‘Big deal’: NASA chooses 3 private space companies to deliver ISS supplies until 2024
The winners were SpaceX, Orbital ATK, and Sierra Nevada Corporation, each of which will have to complete at least six cargo resupply missions through 2024.
“These Commercial Resupply Services (CRS-2) contracts are designed to obtain cargo delivery services to the space station, disposal of unneeded cargo, and the return of research samples and other cargo from the station back to NASA,” NASA said in a press release.
The agency has not placed any orders yet, but said they may either group missions from the three companies together, or stick with one of them.
“While the maximum potential value of all contracts is $14 billion from 2016 through 2024, NASA will order missions, as needed, and the total prices paid under the contract will depend on which mission types are ordered,” NASA said.
Each such mission would require complex preparation and several years of lead time, NASA stressed. The first is not expected until late 2019, but discussions and engineering assessments are expected to start soon.
“Today’s announcement is a big deal that will move the president’s vision further into the future,” NASA Administrator Charles Bolden said, referring to President Barack Obama’s 2010 pledge that NASA would work “with a growing array of private companies competing to make getting to space easier and more affordable.”

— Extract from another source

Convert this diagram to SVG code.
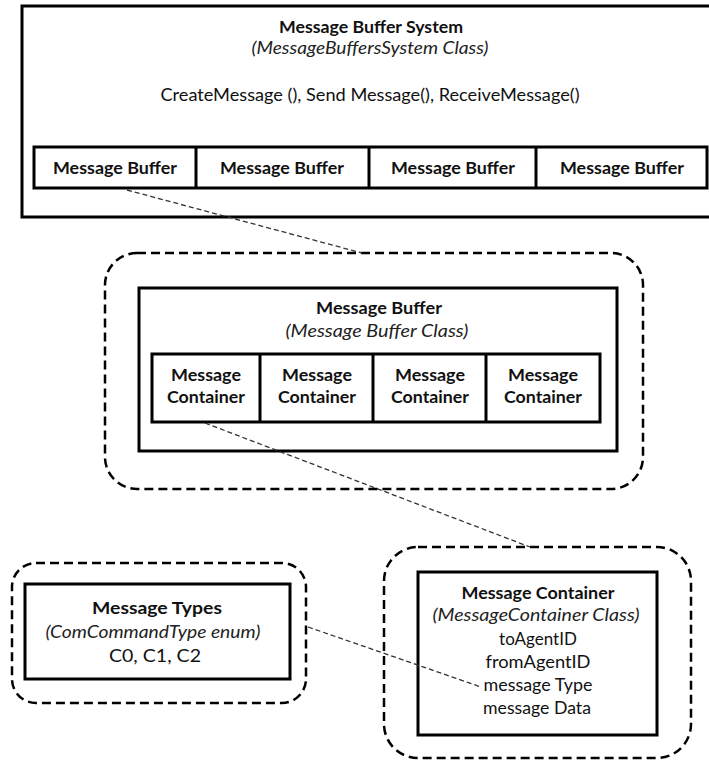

It is not SpaceX’s or Orbital ATK’s first contract with NASA. The agency has been working with the two companies for several years, but not without losses. Both aerospace companies suffered catastrophic launch failures last year.

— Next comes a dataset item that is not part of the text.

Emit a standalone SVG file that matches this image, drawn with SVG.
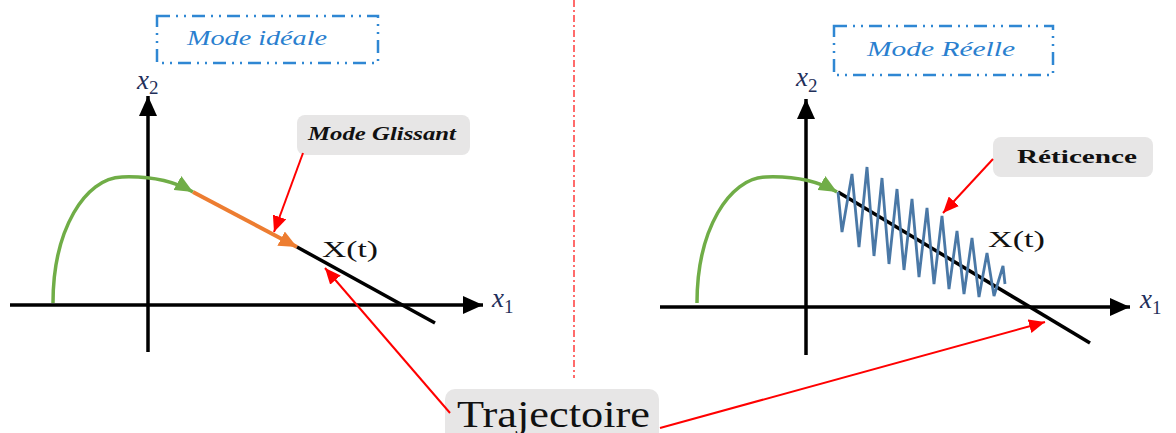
<svg xmlns="http://www.w3.org/2000/svg" width="1176" height="433" viewBox="0 0 1176 433">
<style>
.axis{stroke:#000;stroke-width:3.5;fill:none}
.traj{stroke:#000;stroke-width:3.5;fill:none}
.green{stroke:#70ad47;stroke-width:3.5;fill:none}
.orange{stroke:#ed7d31;stroke-width:4;fill:none}
.red{stroke:#ff0000;stroke-width:2;fill:none}
.mode{fill:#fff;stroke:#2f87d3;stroke-width:2.5;stroke-dasharray:13 6 2 6 2 6}
.modet{font-family:"Liberation Serif",serif;font-style:italic;font-size:20px;fill:#2a7fcf}
.callout{fill:#e7e6e6}
.var{font-family:"Liberation Serif",serif;font-style:italic;fill:#1f2f5a}
.sub{font-style:normal;font-size:19px}
.xt{font-family:"Liberation Serif",serif;font-size:23px;fill:#111}
</style>
<defs>
<marker id="ah-black" markerUnits="userSpaceOnUse" markerWidth="22" markerHeight="18" refX="20" refY="9" orient="auto"><path d="M0,0 L20,9 L0,18 Z" fill="#000"/></marker>
<marker id="ah-green" markerUnits="userSpaceOnUse" markerWidth="20" markerHeight="16" refX="18" refY="8" orient="auto"><path d="M0,0 L18,8 L0,16 Z" fill="#70ad47"/></marker>
<marker id="ah-orange" markerUnits="userSpaceOnUse" markerWidth="20" markerHeight="16" refX="18" refY="8" orient="auto"><path d="M0,0 L18,8 L0,16 Z" fill="#ed7d31"/></marker>
<marker id="ah-red" markerUnits="userSpaceOnUse" markerWidth="18" markerHeight="14" refX="16" refY="7" orient="auto"><path d="M0,0 L16,7 L0,14 Z" fill="#ff0000"/></marker>
</defs>

<rect width="1176" height="433" fill="#fff"/>

<line x1="574" y1="0" x2="574" y2="378" stroke="#ff3b3b" stroke-width="1.5" stroke-dasharray="7 3 2 3"/>

<g id="left-plot">
<line class="axis" x1="148" y1="352" x2="148" y2="96" marker-end="url(#ah-black)"/>
<line class="axis" x1="10" y1="305" x2="483" y2="305" marker-end="url(#ah-black)"/>
<text class="var" x="137" y="89" font-size="27">x<tspan class="sub" dx="0" dy="5">2</tspan></text>
<text class="var" x="492" y="307" font-size="27">x<tspan class="sub" dx="0" dy="6">1</tspan></text>
<path class="green" d="M53,303 C53,230 85,178 122,177 C150,176 172,180 193,192" marker-end="url(#ah-green)"/>
<line class="orange" x1="193" y1="192" x2="297" y2="247" marker-end="url(#ah-orange)"/>
<line class="traj" x1="297" y1="247" x2="435" y2="323"/>
<text class="xt" x="322" y="257" textLength="56" lengthAdjust="spacingAndGlyphs">X(t)</text>
</g>

<g id="right-plot">
<line class="axis" x1="806" y1="355" x2="806" y2="99" marker-end="url(#ah-black)"/>
<line class="axis" x1="660" y1="307" x2="1130" y2="307" marker-end="url(#ah-black)"/>
<text class="var" x="796" y="86" font-size="27">x<tspan class="sub" dx="0" dy="6">2</tspan></text>
<text class="var" x="1140" y="308" font-size="27">x<tspan class="sub" dx="0" dy="6">1</tspan></text>
<path class="green" d="M697,303 C697,230 729,178 766,177 C794,176 816,180 837,192" marker-end="url(#ah-green)"/>
<line class="traj" x1="838" y1="192" x2="1090" y2="343"/>
<polyline fill="none" stroke="#4a78a6" stroke-width="2.8" stroke-linejoin="miter" points="838,192 842,232 852,174 859,247 867,167 874,256 882,178 889,264 897,189 904,270 912,199 919,277 927,208 934,284 942,216 949,289 957,231 964,294 972,238 979,297 987,253 994,296 1003,266 1005,284"/>
<text class="xt" x="988" y="247" textLength="57" lengthAdjust="spacingAndGlyphs">X(t)</text>
</g>

<g id="mode-ideale">
<rect class="mode" x="157" y="16" width="221" height="47"/>
<text class="modet" x="187" y="45" textLength="140" lengthAdjust="spacingAndGlyphs">Mode idéale</text>
</g>

<g id="mode-reelle">
<rect class="mode" x="834" y="26" width="219" height="49"/>
<text class="modet" x="867" y="56" textLength="148" lengthAdjust="spacingAndGlyphs">Mode Réelle</text>
</g>

<g id="mode-glissant">
<rect class="callout" x="297" y="115" width="173" height="40" rx="8"/>
<text x="308" y="140" font-family="'Liberation Serif',serif" font-style="italic" font-weight="bold" font-size="18" fill="#111" textLength="148" lengthAdjust="spacingAndGlyphs">Mode Glissant</text>
</g>

<g id="reticence">
<rect class="callout" x="993" y="137" width="160" height="40" rx="8"/>
<text x="1017" y="163" font-family="'Liberation Serif',serif" font-weight="bold" font-size="18" fill="#111" textLength="120" lengthAdjust="spacingAndGlyphs">Réticence</text>
</g>

<g id="trajectoire">
<rect class="callout" x="445" y="389" width="214" height="60" rx="10"/>
<text x="457" y="427" font-family="'Liberation Serif',serif" font-size="38" fill="#111" textLength="193" lengthAdjust="spacingAndGlyphs">Trajectoire</text>
</g>

<g id="connectors">
<line class="red" x1="303" y1="153" x2="274" y2="232" marker-end="url(#ah-red)"/>
<line class="red" x1="450" y1="413" x2="325" y2="268" marker-end="url(#ah-red)"/>
<line class="red" x1="660" y1="428" x2="1045" y2="322" marker-end="url(#ah-red)"/>
<line class="red" x1="993" y1="159" x2="943" y2="213" marker-end="url(#ah-red)"/>
</g>
</svg>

NASA used this experience when awarding the second round of contracts, requiring certain adjustments to their terms, such as requiring a certain number of missions versus specifying the quantity of metric tons to be delivered. The agency also added an insurance requirement to cover damage to government property during launch services and while docking to the ISS.

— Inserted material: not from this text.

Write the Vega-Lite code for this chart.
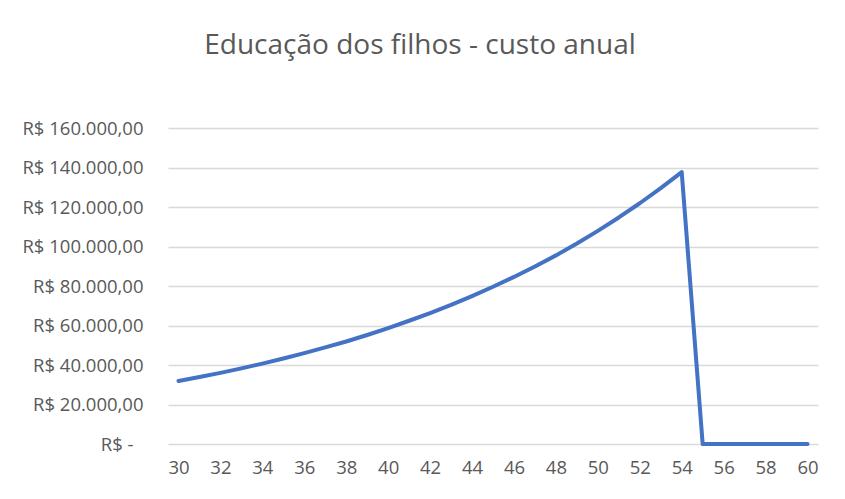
{
  "$schema": "https://vega.github.io/schema/vega-lite/v6.json",
  "width": 650,
  "height": 316,
  "autosize": {"type": "none"},
  "padding": {"left": 168, "top": 128, "right": 27, "bottom": 55},
  "background": "white",
  "title": {
    "text": "Educação dos filhos - custo anual",
    "font": "Open Sans",
    "fontSize": 28,
    "fontWeight": "normal",
    "color": "#595959",
    "anchor": "middle",
    "frame": "group",
    "dx": -73,
    "baseline": "alphabetic",
    "offset": 37
  },
  "data": {
    "values": [
      {"idade": 30, "custo": 31900},
      {"idade": 31, "custo": 33900},
      {"idade": 32, "custo": 36000},
      {"idade": 33, "custo": 38300},
      {"idade": 34, "custo": 40700},
      {"idade": 35, "custo": 43300},
      {"idade": 36, "custo": 46000},
      {"idade": 37, "custo": 48900},
      {"idade": 38, "custo": 51900},
      {"idade": 39, "custo": 55200},
      {"idade": 40, "custo": 58700},
      {"idade": 41, "custo": 62400},
      {"idade": 42, "custo": 66300},
      {"idade": 43, "custo": 70400},
      {"idade": 44, "custo": 74900},
      {"idade": 45, "custo": 79600},
      {"idade": 46, "custo": 84600},
      {"idade": 47, "custo": 89900},
      {"idade": 48, "custo": 95500},
      {"idade": 49, "custo": 101500},
      {"idade": 50, "custo": 107900},
      {"idade": 51, "custo": 114700},
      {"idade": 52, "custo": 121900},
      {"idade": 53, "custo": 129600},
      {"idade": 54, "custo": 137700},
      {"idade": 55, "custo": 0},
      {"idade": 56, "custo": 0},
      {"idade": 57, "custo": 0},
      {"idade": 58, "custo": 0},
      {"idade": 59, "custo": 0},
      {"idade": 60, "custo": 0}
    ]
  },
  "mark": {"type": "line", "color": "#4472C4", "strokeWidth": 4, "strokeJoin": "round", "strokeCap": "round"},
  "encoding": {
    "x": {
      "field": "idade",
      "type": "quantitative",
      "scale": {"domain": [29.5, 60.5], "nice": false, "zero": false},
      "axis": {
        "title": null,
        "values": [30, 32, 34, 36, 38, 40, 42, 44, 46, 48, 50, 52, 54, 56, 58, 60],
        "grid": false,
        "domain": false,
        "ticks": false,
        "labelPadding": 14,
        "labelFont": "Open Sans",
        "labelFontSize": 18.5,
        "labelColor": "#595959"
      }
    },
    "y": {
      "field": "custo",
      "type": "quantitative",
      "scale": {"domain": [0, 160000], "nice": false},
      "axis": {
        "title": null,
        "values": [0, 20000, 40000, 60000, 80000, 100000, 120000, 140000, 160000],
        "labelExpr": "datum.value == 0 ? 'R$ -' : 'R$ ' + replace(replace(replace(format(datum.value, ',.2f'), ',', '#'), '.', ','), '#', '.')",
        "grid": true,
        "gridColor": "#d9d9d9",
        "gridWidth": 1.6,
        "domain": false,
        "ticks": false,
        "labelPadding": {"condition": {"test": "datum.value == 0", "value": 35}, "value": 25},
        "labelFont": "Open Sans",
        "labelFontSize": 18.5,
        "labelColor": "#595959"
      }
    }
  },
  "config": {"view": {"stroke": null}}
}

“We look forward to beginning work with these new contractors to understand the details of the services that they have proposed and understand the details of how these services will benefit ISS,” said Kirk Shireman, ISS Program manager at NASA’s Johnson Space Center in Houston.
The new contract is an especially big success for Sierra Nevada and its miniature spaceplane Dream Chaser. It had hoped to become the next “taxi” for astronauts, but lost a bid to SpaceX and Boeing in 2014.
“From an operational perspective, it’s important to have more than one supply chain,” Kirk said. “If you lose one, you have the ability to have another right after from a dissimilar supplier.”